In this section a model is used, which you can find in the workspace as "model", which after being trained offline has established ranges for the two parameters that come out of the transformation of the previous section, being able to decide if these parameters represent a known situation or not.

This step prior to the diagnosis is fundamental since, if the model is not capable of associating new data to a situation that is already known to it, the conclusion that can be drawn from the diagnosis process will be totally irrelevant. In the script, MATLAB's predict function returns a numeric and a boolean value, the latter being the one that indicates whether the data is known or not.

At this point you will see how a figure is created in MATLAB similar to the following, which shows the distribution of the data and colors the data classified as known in blue, and the unknown in red.

In the code you will see that the two classes of data are separated in order to use only the known data in the diagnosis, despite the fact that at the end of the script both vectors will be written to the database again to be able to view them in Grafana and not lose information.

Sixth section: Diagnosis

In this section, a diagnosis is made with the data classified as known. At this point you will see how a mesh of points in red and blue is generated. Here, these colors define the domain in which the neural network considers a data to belong to the condition of “Healthy” (in the case of the color blue) or “Bearing Failure” (in the case of the color red). The data entries are shown as green dots in the figure that will appear, which should be similar to the following.

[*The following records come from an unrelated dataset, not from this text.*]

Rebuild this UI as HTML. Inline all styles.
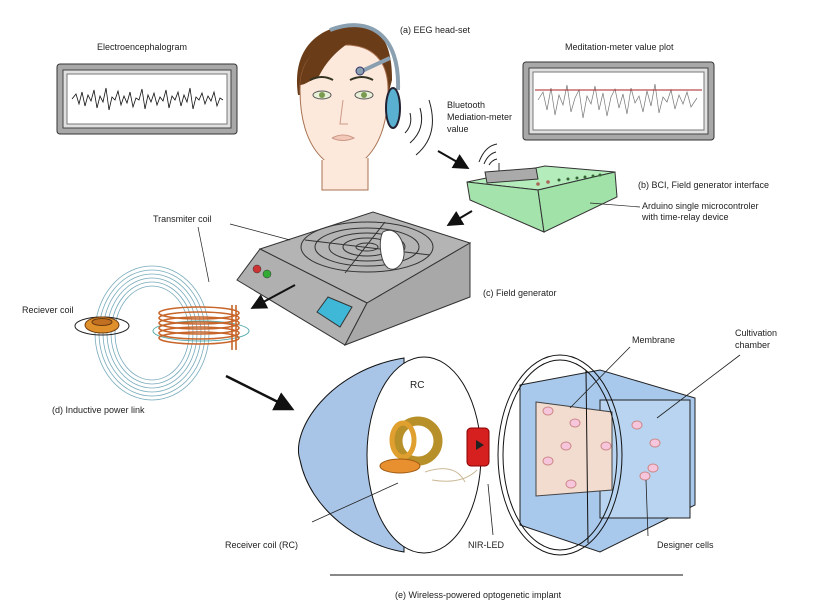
<!DOCTYPE html>
<html><head><meta charset="utf-8"><style>
html,body{margin:0;padding:0;background:#fff}
svg{display:block}
text{font-family:"Liberation Sans",sans-serif;font-size:9px;fill:#222}
</style></head><body>
<svg width="813" height="610" viewBox="0 0 813 610" xmlns="http://www.w3.org/2000/svg">
<defs>
<marker id="ar" markerWidth="8" markerHeight="8" refX="6" refY="4" orient="auto"><path d="M0,0 L8,4 L0,8 z" fill="#111"/></marker>
</defs>
<!-- EEG monitor -->
<text x="97" y="50">Electroencephalogram</text>
<rect x="57" y="64" width="180" height="70" rx="3" fill="#a8a8a8" stroke="#333"/>
<rect x="63" y="70" width="168" height="58" fill="#e0e0e0" stroke="#444"/>
<rect x="67" y="74" width="160" height="50" fill="#fff" stroke="#777"/>
<polyline fill="none" stroke="#111" stroke-width="0.8" points="72,99 76,94 79,104 82,92 85,106 88,95 91,101 94,90 97,108 100,96 103,102 106,88 109,110 112,97 115,100 118,91 121,105 124,96 127,103 130,92 133,107 136,98 139,100 142,89 145,109 148,95 151,102 154,93 157,105 160,97 163,101 166,90 169,108 172,96 175,100 178,92 181,106 184,95 187,102 190,88 193,109 196,97 199,100 202,93 205,104 208,96 211,101 214,92 217,106 220,98 223,100"/>
<!-- Meditation monitor -->
<text x="565" y="50">Meditation-meter value plot</text>
<rect x="523" y="62" width="191" height="78" rx="3" fill="#a8a8a8" stroke="#333"/>
<rect x="529" y="68" width="179" height="66" fill="#e0e0e0" stroke="#444"/>
<rect x="533" y="72" width="171" height="58" fill="#fff" stroke="#777"/>
<polyline fill="none" stroke="#777" stroke-width="0.7" points="538,100 543,92 547,110 551,88 555,115 559,95 563,105 567,85 571,112 575,98 579,90 583,118 587,96 591,104 595,86 599,110 603,93 607,116 611,97 615,89 619,108 623,94 627,114 631,88 635,103 639,96 643,112 647,91 651,106 655,84 659,113 663,97 667,102 671,90 675,109 679,95 683,104 687,92 691,107 697,98"/>
<line x1="535" y1="90" x2="702" y2="90" stroke="#a22" stroke-width="1"/>
<!-- Face -->
<path d="M298,95 C290,40 330,22 362,25 C385,30 392,50 392,80 L388,95 Z" fill="#6b3c18"/>
<path d="M300,90 C300,55 320,45 345,45 C372,45 388,60 388,90 C388,125 378,150 360,163 C350,170 338,170 328,163 C310,150 300,125 300,90 z" fill="#fce9dc" stroke="#a87050"/>
<path d="M322,160 L322,190 L368,190 L368,158" fill="#fce9dc" stroke="#a87050"/>
<path d="M300,85 C302,55 322,40 350,42 C330,55 322,70 318,78 C310,80 305,85 300,85z" fill="#6b3c18"/>
<path d="M310,80 q12,-6 23,0 M350,80 q12,-6 23,0" stroke="#332" stroke-width="2" fill="none"/>
<ellipse cx="322" cy="95" rx="9" ry="4" fill="#e8f0d8" stroke="#555"/><circle cx="322" cy="95" r="3" fill="#7a9a50"/>
<ellipse cx="364" cy="95" rx="9" ry="4" fill="#e8f0d8" stroke="#555"/><circle cx="364" cy="95" r="3" fill="#7a9a50"/>
<path d="M343,100 l-3,24 h8" stroke="#c98" fill="none"/>
<path d="M332,138 q11,5 22,0 q-11,-6 -22,0" stroke="#c98" fill="#f4c8b8"/>
<path d="M330,30 C370,15 400,35 398,90" stroke="#8aa0b0" stroke-width="4" fill="none"/>
<path d="M362,71 L390,58" stroke="#8aa0b0" stroke-width="4" fill="none"/>
<circle cx="360" cy="71" r="4" fill="#8aa0b0" stroke="#336"/>
<ellipse cx="393" cy="108" rx="7" ry="20" fill="#5ab0d0" stroke="#223" stroke-width="2"/>
<path d="M405,133 q8,-8 5,-20 M410,143 q16,-14 10,-35 M416,155 q24,-20 13,-55" stroke="#222" fill="none"/>
<text x="400" y="33">(a) EEG head-set</text>
<text x="447" y="108">Bluetooth</text>
<text x="447" y="120">Mediation-meter</text>
<text x="447" y="132">value</text>
<line x1="438" y1="151" x2="466" y2="167" stroke="#111" stroke-width="2" marker-end="url(#ar)"/>
<!-- BCI green box -->
<path d="M467,182 L545,166 L615,172 L538,190 z" fill="#b4ecbc" stroke="#333"/>
<path d="M467,182 L538,190 L544,232 L470,200 z" fill="#a4e4ac" stroke="#333"/>
<path d="M538,190 L615,172 L617,197 L544,232 z" fill="#a0e2a8" stroke="#333"/>
<path d="M485,172 L536,168 L538,179 L487,183 z" fill="#aaa" stroke="#333"/>
<line x1="499" y1="171" x2="499" y2="163" stroke="#333"/>
<g fill="#a65"><circle cx="538" cy="184" r="1.8"/><circle cx="548" cy="182" r="1.8"/></g>
<g fill="#363"><circle cx="559" cy="180" r="1.5"/><circle cx="568" cy="179" r="1.5"/><circle cx="577" cy="178" r="1.5"/><circle cx="585" cy="177" r="1.5"/><circle cx="593" cy="176" r="1.5"/><circle cx="600" cy="175" r="1.5"/></g>
<path d="M484,164 q4,-10 12,-12 M479,162 q6,-16 18,-18 M489,165 q3,-5 8,-6" stroke="#222" fill="none"/>
<text x="638" y="188">(b) BCI, Field generator interface</text>
<text x="642" y="209">Arduino single microcontroler</text>
<text x="642" y="220">with time-relay device</text>
<line x1="590" y1="203" x2="640" y2="207" stroke="#222" stroke-width="0.7"/>
<line x1="472" y1="211" x2="450" y2="224" stroke="#111" stroke-width="2" marker-end="url(#ar)"/>
<!-- Field generator -->
<path d="M260,249 L373,212 L470,243 L367,303 z" fill="#b4b4b4" stroke="#333"/>
<path d="M260,249 L367,303 L345,345 L237,280 z" fill="#b0b0b0" stroke="#333"/>
<path d="M367,303 L470,243 L470,297 L345,345 z" fill="#a8a8a8" stroke="#333"/>
<g fill="none" stroke="#333"><ellipse cx="367" cy="247" rx="66" ry="25"/><ellipse cx="367" cy="247" rx="52" ry="19"/><ellipse cx="367" cy="247" rx="38" ry="14"/><ellipse cx="367" cy="247" rx="24" ry="9"/><ellipse cx="367" cy="247" rx="11" ry="4"/><line x1="305" y1="240" x2="430" y2="255"/><line x1="345" y1="273" x2="385" y2="222"/></g>
<path d="M383,232 C395,225 405,240 404,255 C403,265 395,272 388,268 C380,262 378,240 383,232z" fill="#fff" stroke="#444"/>
<circle cx="257" cy="269" r="4" fill="#c33" stroke="#333" stroke-width="0.5"/><circle cx="267" cy="274" r="4" fill="#3a3" stroke="#333" stroke-width="0.5"/>
<path d="M317,312 L328,297 L352,307 L340,327 z" fill="#3fb8d8" stroke="#333"/>
<text x="483" y="296">(c) Field generator</text>
<line x1="295" y1="285" x2="254" y2="307" stroke="#111" stroke-width="2" marker-end="url(#ar)"/>
<!-- Inductive link -->
<text x="153" y="222">Transmiter coil</text>
<line x1="198" y1="227" x2="209" y2="282" stroke="#222" stroke-width="0.7"/>
<line x1="230" y1="224" x2="290" y2="240" stroke="#222" stroke-width="0.7"/>
<g fill="none" stroke="#7ab" stroke-width="0.8">
<ellipse cx="152" cy="333" rx="57" ry="67"/><ellipse cx="152" cy="333" rx="53" ry="63"/><ellipse cx="152" cy="333" rx="49" ry="59"/><ellipse cx="152" cy="333" rx="45" ry="55"/><ellipse cx="152" cy="333" rx="41" ry="51"/><ellipse cx="152" cy="333" rx="37" ry="47"/>
</g>
<ellipse cx="201" cy="331" rx="48" ry="10" fill="none" stroke="#5aa" stroke-width="1"/>
<g fill="none" stroke="#c8652a" stroke-width="1.6">
<ellipse cx="199" cy="313" rx="40" ry="6"/><ellipse cx="199" cy="318" rx="40" ry="6"/><ellipse cx="199" cy="323" rx="40" ry="6"/><ellipse cx="199" cy="328" rx="40" ry="6"/><ellipse cx="199" cy="333" rx="40" ry="6"/><ellipse cx="199" cy="338" rx="40" ry="6"/>
<line x1="232" y1="305" x2="232" y2="350"/><line x1="236" y1="305" x2="236" y2="350"/>
</g>
<ellipse cx="102" cy="326" rx="27" ry="9" fill="none" stroke="#222"/>
<ellipse cx="102" cy="325" rx="17" ry="8" fill="#e0902a" stroke="#6a3a10"/>
<ellipse cx="102" cy="322" rx="10" ry="3.5" fill="#c07020" stroke="#6a3a10"/>
<text x="22" y="313">Reciever coil</text>
<text x="52" y="413">(d) Inductive power link</text>
<line x1="226" y1="376" x2="290" y2="408" stroke="#111" stroke-width="2.5" marker-end="url(#ar)"/>
<!-- Implant -->
<path d="M404,358 C330,370 290,430 300,460 C310,510 360,545 404,552 z" fill="#a8c4e6" stroke="#111"/>
<ellipse cx="424" cy="455" rx="57" ry="98" fill="#fff" stroke="#111"/>
<text x="410" y="388" style="font-size:10px">RC</text>
<ellipse cx="418" cy="441" rx="20" ry="20" fill="none" stroke="#b8902a" stroke-width="9"/>
<ellipse cx="403" cy="440" rx="11" ry="17" fill="none" stroke="#e0a030" stroke-width="5"/>
<ellipse cx="400" cy="466" rx="20" ry="7" fill="#e89030" stroke="#a05a10"/>
<path d="M425,472 q30,-10 40,10 M432,480 q30,5 45,-10" stroke="#cb9" fill="none"/>
<rect x="467" y="428" width="22" height="38" rx="4" fill="#d62020" stroke="#800"/>
<path d="M476,440 l8,5 l-8,5 z" fill="#222"/>
<text x="225" y="548">Receiver coil (RC)</text>
<line x1="312" y1="522" x2="398" y2="483" stroke="#222" stroke-width="0.8"/>
<text x="468" y="548">NIR-LED</text>
<line x1="488" y1="484" x2="493" y2="535" stroke="#222" stroke-width="0.8"/>
<!-- chamber -->
<path d="M520,385 L600,370 L695,398 L695,505 L600,552 L520,525 z" fill="#a8c8ec" stroke="#222"/>
<rect x="600" y="400" width="90" height="118" fill="#b8d4f0" stroke="#222"/>
<path d="M536,402 L612,412 L612,490 L536,496 z" fill="#f2dcd0" stroke="#444"/>
<g fill="none" stroke="#111"><ellipse cx="560" cy="455" rx="62" ry="100"/><ellipse cx="560" cy="455" rx="57" ry="95"/></g>
<line x1="586" y1="370" x2="588" y2="543" stroke="#111"/>
<g fill="#f6c6dc" stroke="#c88"><ellipse cx="548" cy="411" rx="5" ry="4"/><ellipse cx="575" cy="423" rx="5" ry="4"/><ellipse cx="566" cy="446" rx="5" ry="4"/><ellipse cx="548" cy="461" rx="5" ry="4"/><ellipse cx="571" cy="484" rx="5" ry="4"/><ellipse cx="606" cy="446" rx="5" ry="4"/><ellipse cx="637" cy="425" rx="5" ry="4"/><ellipse cx="655" cy="443" rx="5" ry="4"/><ellipse cx="653" cy="468" rx="5" ry="4"/><ellipse cx="645" cy="476" rx="5" ry="4"/></g>
<text x="632" y="343">Membrane</text>
<line x1="630" y1="347" x2="570" y2="408" stroke="#222" stroke-width="0.8"/>
<text x="735" y="336">Cultivation</text>
<text x="735" y="348">chamber</text>
<line x1="740" y1="355" x2="657" y2="418" stroke="#222" stroke-width="0.8"/>
<text x="657" y="548">Designer cells</text>
<line x1="646" y1="480" x2="648" y2="536" stroke="#222" stroke-width="0.8"/>
<line x1="330" y1="575" x2="683" y2="575" stroke="#111" stroke-width="1"/>
<text x="395" y="598">(e) Wireless-powered optogenetic implant</text>
</svg>
</body></html>
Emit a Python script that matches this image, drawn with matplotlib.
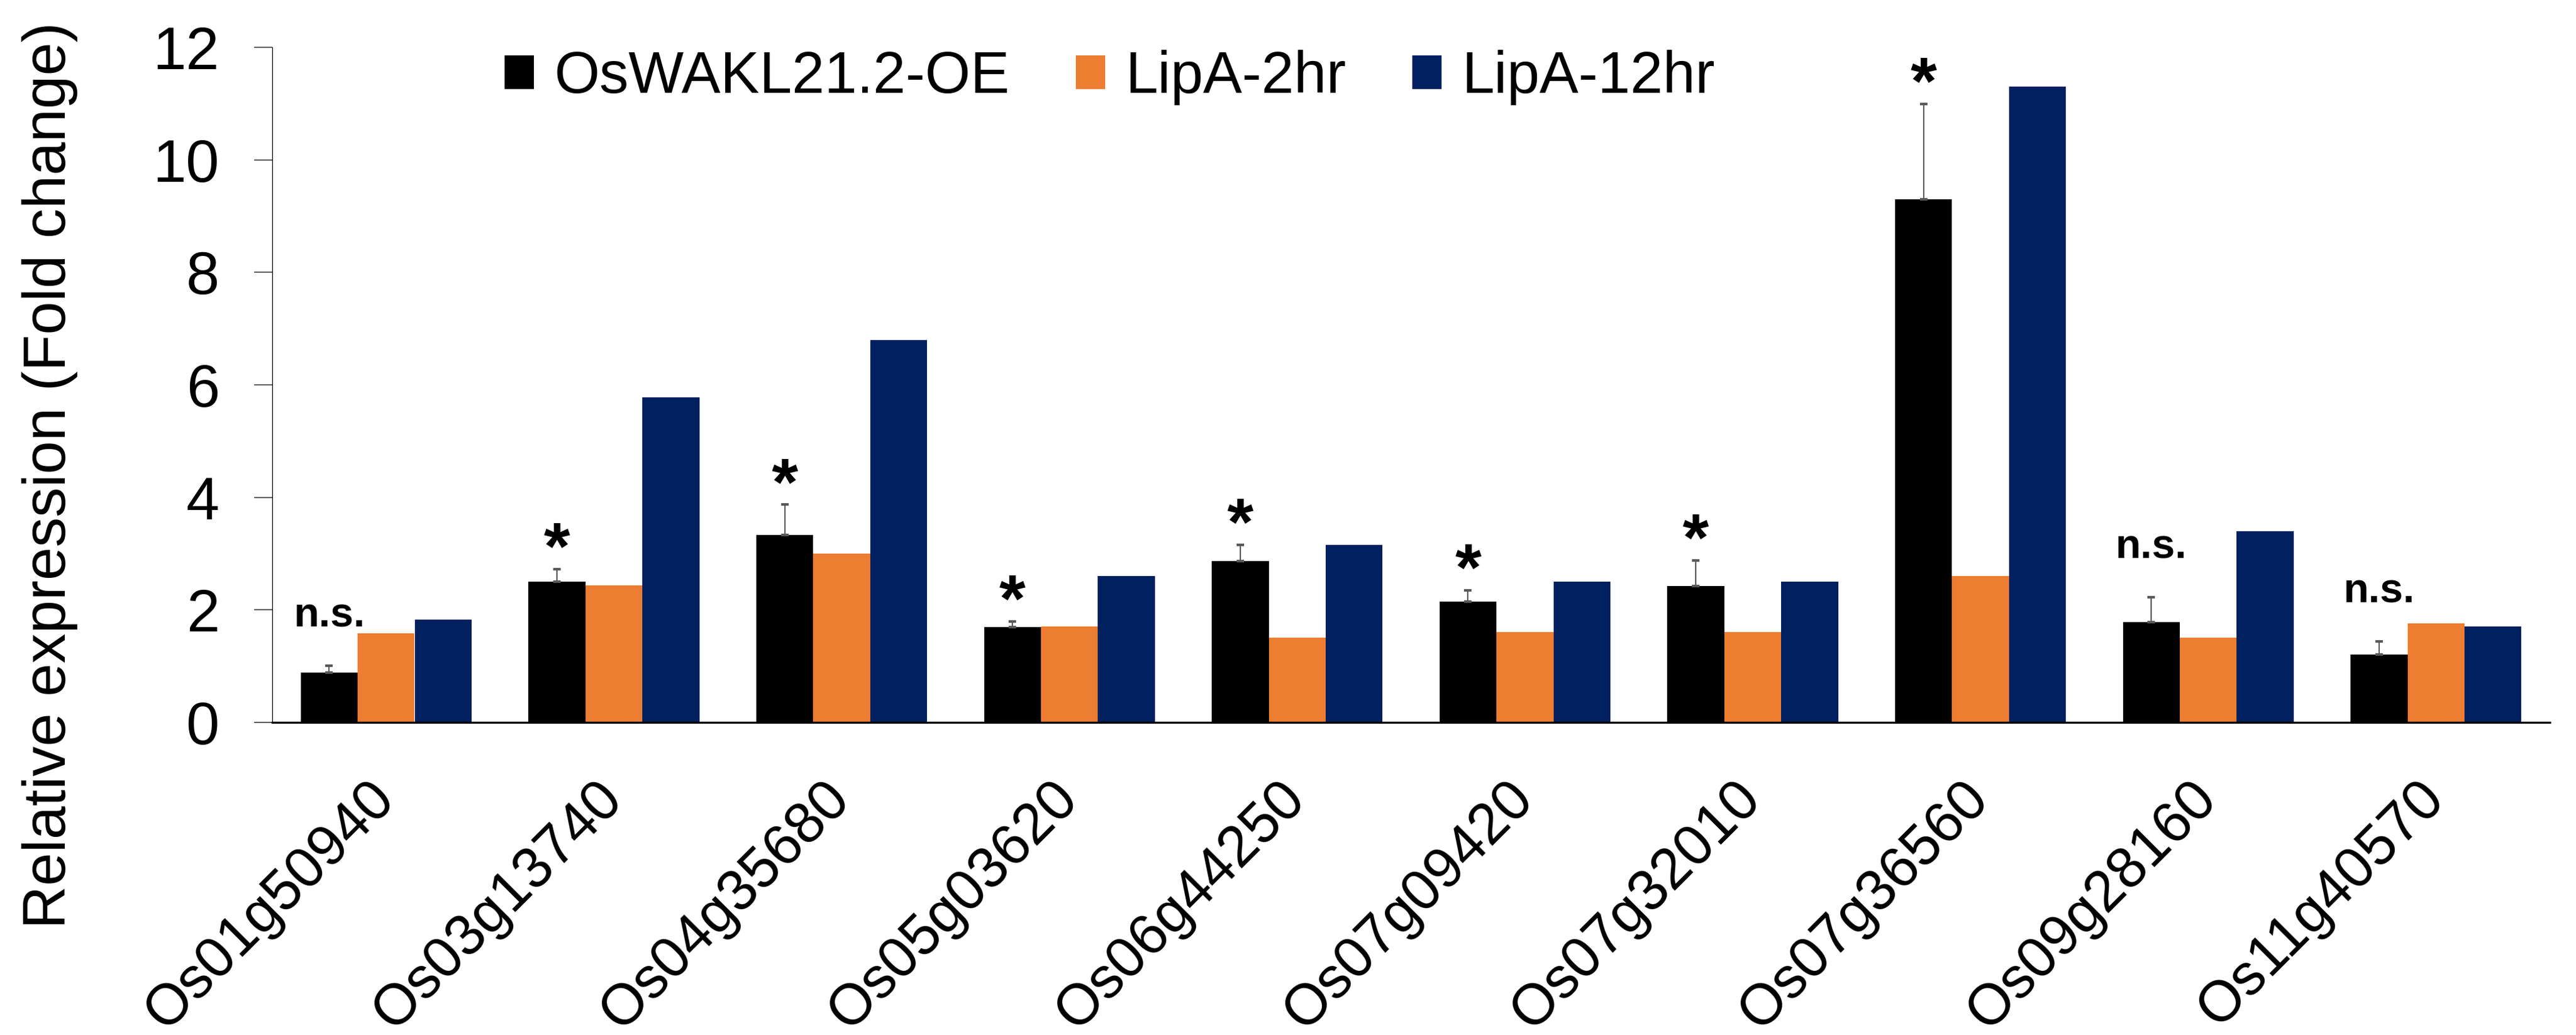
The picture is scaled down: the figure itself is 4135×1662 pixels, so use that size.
import matplotlib
matplotlib.use("Agg")
import matplotlib.pyplot as plt
import matplotlib.transforms as mtransforms
import numpy as np
from matplotlib.textpath import TextPath
from matplotlib.font_manager import FontProperties

plt.rcParams["font.family"] = ["Liberation Sans", "DejaVu Sans"]

# Genes tested by qRT-PCR
genes = ["Os01g50940", "Os03g13740", "Os04g35680", "Os05g03620", "Os06g44250",
         "Os07g09420", "Os07g32010", "Os07g36560", "Os09g28160", "Os11g40570"]

# Fold change per condition
oe_mean = [0.89, 2.50, 3.33, 1.69, 2.87, 2.15, 2.42, 9.30, 1.78, 1.21]
oe_err = [0.12, 0.22, 0.54, 0.10, 0.29, 0.20, 0.46, 1.69, 0.44, 0.23]
lipa_2hr = [1.58, 2.43, 3.00, 1.70, 1.51, 1.60, 1.60, 2.60, 1.51, 1.76]
lipa_12hr = [1.83, 5.78, 6.80, 2.60, 3.15, 2.50, 2.50, 11.30, 3.40, 1.70]

# Significance of the overexpression line
significance = ["n.s.", "*", "*", "*", "*", "*", "*", "*", "n.s.", "n.s."]

series_names = ["OsWAKL21.2-OE", "LipA-2hr", "LipA-12hr"]
colors = ["#000000", "#ED7D31", "#002060"]

W, H, DPI = 4135, 1662, 300
fig = plt.figure(figsize=(W / DPI, H / DPI), dpi=DPI)
left, right, bottom, top = 437 / W, 4093 / W, 1 - 1160 / H, 1 - 76 / H
ax = fig.add_axes([left, bottom, right - left, top - bottom])

x = np.arange(len(genes))
w = 0.25
ax.bar(x - w, oe_mean, w, color=colors[0], label=series_names[0])
ax.bar(x, lipa_2hr, w, color=colors[1], label=series_names[1])
ax.bar(x + w, lipa_12hr, w, color=colors[2], label=series_names[2])
ax.errorbar(x - w, oe_mean, yerr=[np.zeros(len(x)), oe_err], fmt="none",
            ecolor="#595959", elinewidth=0.5, capsize=1.5, capthick=1.0)

ax.set_xlim(-0.5, len(genes) - 0.5)
ax.set_ylim(0, 12)
ax.set_yticks(np.arange(0, 13, 2))

for s in ("top", "right"):
    ax.spines[s].set_visible(False)
ax.spines["left"].set_linewidth(0.3)
ax.spines["bottom"].set_linewidth(0.8)

ax.tick_params(axis="y", direction="out", length=7, width=0.4,
               labelsize=23, pad=13.4, color="#404040")
ax.tick_params(axis="x", length=0, labelsize=22, pad=18.7)
ax.set_xticks(x)
ax.set_xticklabels(genes)
shift = mtransforms.ScaledTranslation(-7.4 / 72, 0, fig.dpi_scale_trans)
for lbl in ax.get_xticklabels():
    lbl.set_rotation(45)
    lbl.set_ha("right")
    lbl.set_va("top")
    lbl.set_rotation_mode("anchor")
    lbl.set_transform(lbl.get_transform() + shift)

ax.set_ylabel("Relative expression (Fold change)", fontsize=23)
ax.yaxis.set_label_coords(-0.0853, 0.366)

ax.legend(loc="center left", bbox_to_anchor=(0.102, 0.955), ncol=3,
          frameon=False, fontsize=22.5, handlelength=0.5, handleheight=0.5,
          handletextpad=0.35, columnspacing=1.13, borderpad=0,
          borderaxespad=0)

# Significance marks above the error bars of the overexpression line
star_size = 26
star_fp = FontProperties(family="Liberation Sans", weight="bold")
star_ymin = TextPath((0, 0), "*", size=star_size, prop=star_fp).get_extents().y0
star_gap = 8.2
ns_gap = 15.0
for i, s in enumerate(significance):
    cap = oe_mean[i] + oe_err[i]
    if s == "*":
        ax.annotate(s, xy=(x[i] - w, cap), xytext=(0, star_gap - star_ymin),
                    textcoords="offset points", ha="center", va="baseline",
                    fontsize=star_size, fontweight="bold")
    else:
        ax.annotate(s, xy=(x[i] - w, cap), xytext=(0, ns_gap),
                    textcoords="offset points", ha="center", va="baseline",
                    fontsize=16, fontweight="bold")

fig.savefig("out.png", dpi=DPI)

Additionally, the processed data is sent to the neural network to obtain its membership value, which indicates with what probability the neural network affirms that a data belongs to the "Healthy" or "Bearing failure" condition.

Seventh section: Write Diagnostic Data

In this section, a new measurement is generated where the data processed and used for the diagnosis is written.

Obective

Complete the missing data to be able to write the data resulting from the diagnosis.

Eighth section: Write Data Classified as Novelty

In this section, a new measurement is generated where the processed data is written and classified as unknown.

Obective

Complete the missing data to be able to write the unknown data.